Read the post, watch the Kenneth Branagh video clip, and think about what options exist for you when you have ideas and energy to contribute. If you cannot express yourself in your workplace, find an outlet for your productivity.
Some options:
- Getting together with coworkers and colleagues to brainstorm and network – you never know what could come of this sort of collaboration.
- Offer your services to libraries that might want to do more, but don’t have the resources – small public, church, and organization libraries are often a few steps behind where they would like to be.
- Do it yourself – depending on what you have in mind, you can simply apply it to your own personal situation. Even if you only set up a prototype, you will then have that knowledge and experience in your “toolkit”, and you can never predict when or how this will benefit you (and others) in the future.
It is amazing what even a single individual can accomplish… you simply need to provide the time and attitude to make it happen.

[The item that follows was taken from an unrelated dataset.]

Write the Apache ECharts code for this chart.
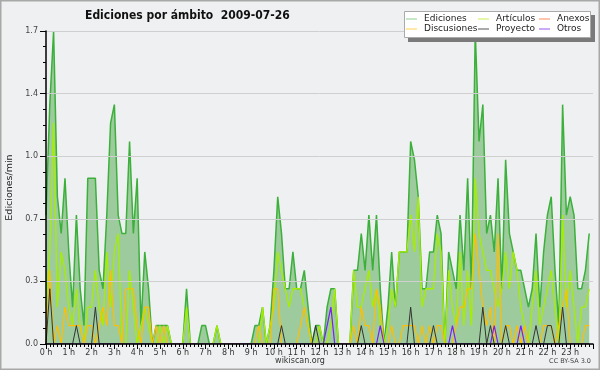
<!DOCTYPE html>
<html><head><meta charset="utf-8">
<script src="https://cdn.jsdelivr.net/npm/echarts@6/dist/echarts.min.js"></script>
<style>html,body{margin:0;padding:0;background:#eff0f1}#c{width:600px;height:370px}</style>
</head><body><div id="c"></div>
<script>
// 10-minute slots, 0:00 .. 23:50 (edits per minute)
var ediciones = [0.7,1.3,1.7,0.8,0.6,0.9,0.5,0.2,0.7,0.3,0.1,0.9,0.9,0.9,0.4,0.3,0.7,1.2,1.3,0.7,0.6,0.6,1.1,0.6,0.9,0.1,0.5,0.3,0,0.1,
0.1,0.1,0.1,0,0,0,0,0.3,0,0,0,0.1,0.1,0,0,0.1,0,0,0,0,0,0,0,0,0,0.1,0.1,0.2,0,0.1,
0.4,0.8,0.6,0.3,0.3,0.5,0.3,0.3,0.4,0.2,0,0.1,0.1,0,0.2,0.3,0.3,0,0,0,0,0.4,0.4,0.6,0.4,0.7,0.4,0.7,0.3,0,
0.2,0.5,0.2,0.5,0.5,0.5,1.1,1.0,0.8,0.3,0.3,0.5,0.5,0.7,0.6,0,0.5,0.4,0.3,0.7,0.4,0.9,0.3,1.7,1.1,1.3,0.6,0.7,0.5,0.9,
0.3,1.0,0.6,0.5,0.4,0.4,0.3,0.2,0.3,0.6,0.2,0.5,0.7,0.8,0.4,0.1,1.3,0.7,0.8,0.7,0.3,0.3,0.4,0.6];
var articulos = [0.2,0.5,1.2,0.2,0.5,0.4,0.2,0.1,0.3,0.1,0,0.2,0.2,0.4,0.2,0.1,0.5,0.2,0.5,0.6,0,0,0.4,0.2,0,0.1,0.2,0.1,0,0,
0.1,0,0.1,0,0,0,0,0.2,0,0,0,0,0,0,0,0.1,0,0,0,0,0,0,0,0,0,0,0,0.2,0,0.1,
0.2,0.5,0.4,0.3,0.2,0.3,0.3,0.3,0.2,0.1,0,0,0.1,0,0,0.1,0.3,0,0,0,0,0.4,0.2,0.2,0.3,0.4,0.2,0.3,0.1,0,
0.1,0.3,0.2,0.5,0.5,0.5,0.7,0.5,0.8,0.2,0.3,0.3,0.3,0.6,0.5,0,0.4,0.2,0.1,0.5,0.1,0.4,0.1,0.9,0.6,0.5,0.4,0.4,0.3,0.2,
0.3,0.5,0.3,0.5,0.4,0.2,0.1,0,0.2,0.4,0.1,0.2,0.3,0.4,0.2,0,0.7,0.2,0.4,0.2,0,0.2,0.2,0.3];
var discusiones = [0,0.4,0,0.1,0,0.2,0.1,0.1,0.1,0.1,0,0.1,0.1,0,0.1,0.2,0.1,0.4,0.1,0.1,0,0.3,0.3,0.3,0.1,0,0.2,0.2,0,0.1,
0,0.1,0,0,0,0,0,0,0,0,0,0,0,0,0,0,0,0,0,0,0,0,0,0,0,0,0.1,0,0,0,
0.3,0.3,0,0,0,0,0,0.1,0.2,0.1,0,0,0,0,0,0,0,0,0,0,0,0.1,0,0.2,0.1,0.1,0,0.3,0.2,0,
0,0.1,0,0,0.1,0.1,0.1,0.1,0,0.1,0,0.1,0,0.1,0.1,0,0,0,0.1,0.2,0.2,0.3,0.3,0.6,0.4,0.2,0.1,0.2,0,0.6,
0,0.1,0.1,0,0.1,0,0.1,0,0,0,0,0.1,0.1,0.1,0,0.1,0.2,0.3,0,0,0,0,0.1,0.1];
var proyecto = [0,0.3,0,0,0,0,0,0,0.1,0,0,0,0,0.2,0,0,0,0,0,0,0,0,0,0,0,0,0,0,0,0,
0,0,0,0,0,0,0,0,0,0,0,0,0,0,0,0,0,0,0,0,0,0,0,0,0,0,0,0,0,0,
0,0,0.1,0,0,0,0,0,0,0,0,0.1,0,0,0,0,0,0,0,0,0,0,0,0.1,0,0,0,0,0,0,
0,0,0,0,0,0,0.2,0,0,0,0,0,0.1,0,0,0,0,0,0,0,0,0,0,0,0,0.2,0,0.1,0,0,
0,0.1,0,0,0,0,0,0,0,0.1,0,0,0.1,0.1,0,0,0.2,0,0,0,0,0,0,0];
var otros = [0,0,0,0,0,0,0,0,0,0,0,0,0,0,0,0,0,0,0,0,0,0,0,0,0,0,0,0,0,0,
0,0,0,0,0,0,0,0,0,0,0,0,0,0,0,0,0,0,0,0,0,0,0,0,0,0,0,0,0,0,
0,0,0,0,0,0,0,0,0,0,0,0,0,0,0.1,0.2,0,0,0,0,0,0,0,0,0,0,0,0,0.1,0,
0,0,0,0,0,0,0,0,0,0,0,0,0,0,0,0,0,0.1,0,0,0,0,0,0,0,0,0,0,0.1,0,
0,0,0,0,0,0.1,0,0,0,0,0,0,0,0,0,0,0,0,0,0,0,0,0,0];
var anexos = [];
var hourLabels = [];
for (var h = 0; h < 24; h++) hourLabels.push(h + ' h');

function pts(arr){ return arr.map(function(v,i){ return [i*10, v]; }); }

var font = 'DejaVu Sans';
var chart = echarts.init(document.getElementById('c'), null, {renderer:'canvas'});
function legendCol(left, names){
  return {
    orient:'vertical', left:left, top:14, data:names, z:60,
    icon:'rect', itemWidth:11, itemHeight:1, itemGap:0,
    selectedMode:false,
    textStyle:{fontFamily:font, fontSize:9, color:'#222', lineHeight:10, padding:[0,0,0,2]},
    padding:0
  };
}
chart.setOption({
  backgroundColor:'#eff0f1',
  animation:false,
  title:{text:'Ediciones por ámbito  2009-07-26', left:80, top:5,
    textStyle:{fontFamily:'DejaVu Sans Condensed', fontWeight:'bold', fontSize:12, color:'#111'}},
  graphic:[
    {type:'rect', shape:{x:0.75,y:0.75,width:598.5,height:368.5}, style:{fill:'none', stroke:'#a8a8a8', lineWidth:1.5}, z:100},
    {type:'rect', shape:{x:408,y:15,width:187,height:27}, style:{fill:'#7a7a7a'}, z:50},
    {type:'rect', shape:{x:404.5,y:11.5,width:186,height:26}, style:{fill:'#ffffff', stroke:'#aaaaaa', lineWidth:1}, z:51},
    {type:'text', left:'center', top:357, style:{text:'wikiscan.org', fontFamily:font, fontSize:8, fill:'#333'}, z:60},
    {type:'text', right:9, top:358, style:{text:'CC BY-SA 3.0', fontFamily:font, fontSize:6.5, fill:'#444'}, z:60}
  ],
  legend:[
    legendCol(406, ['Ediciones','Discusiones']),
    legendCol(478, ['Artículos','Proyecto']),
    legendCol(539, ['Anexos','Otros'])
  ],
  grid:{left:46, right:7, top:31, bottom:26, containLabel:false, outerBoundsMode:'none'},
  xAxis:{type:'value', min:0, max:1440, interval:60, z:10,
    axisLine:{lineStyle:{color:'#000', width:1.5}},
    axisTick:{length:5, lineStyle:{color:'#000', width:1}},
    minorTick:{show:true, splitNumber:6, length:3, lineStyle:{color:'#000', width:1}},
    splitLine:{show:false},
    axisLabel:{fontFamily:font, fontSize:8, color:'#333', margin:5,
      formatter:function(v){ var k=Math.round(v/60); return k<24 ? hourLabels[k] : ''; }}
  },
  yAxis:{type:'value', min:0, max:1.7, interval:0.34, z:10,
    name:'Ediciones/min', nameLocation:'middle', nameGap:31, nameRotate:90,
    nameTextStyle:{fontFamily:font, fontSize:9.5, color:'#222'},
    axisLine:{show:true, lineStyle:{color:'#000', width:1.5}},
    axisTick:{show:true, length:6, lineStyle:{color:'#000', width:1}},
    minorTick:{show:true, splitNumber:4, length:3, lineStyle:{color:'#000', width:1}},
    splitLine:{show:true, lineStyle:{color:'#cfcfcf', width:1}},
    axisLabel:{fontFamily:font, fontSize:8, color:'#444', margin:8,
      formatter:function(v){ return v.toFixed(1); }}
  },
  series:[
    {name:'Ediciones', type:'line', data:pts(ediciones), showSymbol:false, symbol:'none',
      itemStyle:{color:'#8fd08f'}, lineStyle:{color:'#3bb03b', width:1.5},
      areaStyle:{color:'#9ecb9e', opacity:1}, z:2},
    {name:'Artículos', type:'line', data:pts(articulos), showSymbol:false, symbol:'none',
      itemStyle:{color:'#c8ee50'}, lineStyle:{color:'#a6ee00', width:1.3}, z:3},
    {name:'Anexos', type:'line', data:pts(anexos), showSymbol:false, symbol:'none',
      itemStyle:{color:'#ff8a5a'}, lineStyle:{color:'#ff7a40', width:1.2}, z:3},
    {name:'Discusiones', type:'line', data:pts(discusiones), showSymbol:false, symbol:'none',
      itemStyle:{color:'#ffd34a'}, lineStyle:{color:'#ffbe00', width:1.2}, z:4},
    {name:'Proyecto', type:'line', data:pts(proyecto), showSymbol:false, symbol:'none',
      itemStyle:{color:'#555555'}, lineStyle:{color:'#333333', width:1}, z:5},
    {name:'Otros', type:'line', data:pts(otros), showSymbol:false, symbol:'none',
      itemStyle:{color:'#9a55f0'}, lineStyle:{color:'#7a1ff5', width:1.2}, z:6}
  ]
});
</script></body></html>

found via a FaceBook post by Buffy Gunter Hamilton
I found myself writing this a while ago:
“Seth Godin, in a blog post 9 Jan. 2010, ‘The future of the library’, suggests libraries should ‘train people to take intellectual initiative’. If society is moving from a past age in which information moved fairly slowly and taking the intellectual initiative not easily done, to one where technology developments have happily bestowed on our civilisation a glut of information, then asking to redesign society following technological change is not so far fetched.”
I think organisations have to redesign as well, including libraries, especially libraries! Even support staff can maybe be expected to take the intellectual intitiative nowadays. Organisations will have to redesign to reflect this. Libraries could begin to expect their staff to take the initiative.